In questa guida spieghiamo quale risulta essere la versione corretta tra Rimpinguare e Rinpinguare.
La Grammatica della Lingua italiana stabilisce che davanti alle consonanti b e p debba essere presente la m e non la n. Quindi la forma corretta è rimpinguare e non rinpinguare. Il termine rimpinguare viene dall’unione del prefisso ri con il verbo impinguare. Impinguare deriva da pingue, che viene dal latino pinguis e dal greco pach ys, con il significato di denso, saldo, legato. E si avvicina al pach ne, o al pach ios, nel senso o di rappreso o di solido, e quindi di compatto.
L’aggettivo pingue cambia significato in funzione del sostantivo a cui si riferisce. E così un campo pingue identifica un terreno molto fertile, mentre un pingue signore dipinge un uomo soddisfatto e grassoccio. Un conto in banca pingue indica ricchezza, come il pingue fumo dell’incenso lascia immaginare un ambiente avvolto da volute dense dove il corpo possa rilassarsi. E un magazzino pingue indica un deposito pieno quasi al soffitto.
Così il termine impinguare, che proviene da pingue, quando lo si collega al prefisso in, prende i vari significati di ingrassare, riempire, arricchire, infoltire. Cioè acquista il senso letterale di mettere nel grasso o di aggiungere del grasso. Ma se il termine completo è impinguare, nella forma originaria ha il prefisso separato e si scrive in pinguis o in pingue, da cui in pinguare. È una forma arcaica risalente al XIV secolo, oggi assolutamente desueta, che identifica più che altro il gesto di mettere nel grasso, nella pinguedine, qualcuno o qualcosa. Una forma che non giustifica l’errore, ma ne ratifica le origini e il conseguente vizio nell’uso comune.
Ma andiamo al prefisso re o ri, ridotto per compattezza di termine alla sola r, che precede la parola impinguare, e che significa farlo di nuovo oppure farlo ripetutamente. Cercando sul vocabolario infatti risulta che il prefisso ri viene dal re latino che descrive la reiterazione, o il riavvolgersi, di un atto. In italiano, infatti, collocato davanti ad un verbo, indica appunto la ripetizione dell’azione, ne intensifica gli effetti e ne accentua la ripetitività.

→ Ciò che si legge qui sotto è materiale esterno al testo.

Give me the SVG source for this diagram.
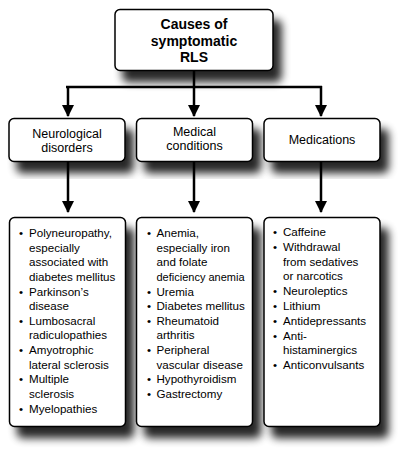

Ma se non è inconsueto trovare un sostantivo che porti ambedue i prefissi nel senso reiterativo, come in remozione e rimozione, la lingua parlata predilige il più comune prefisso ri. Questo infatti espande il significato del verbo oltre la semplice ripetizione e, elidendo la i, fa corpo unico con esso perdendo il valore di prefisso, come in rimpinguare.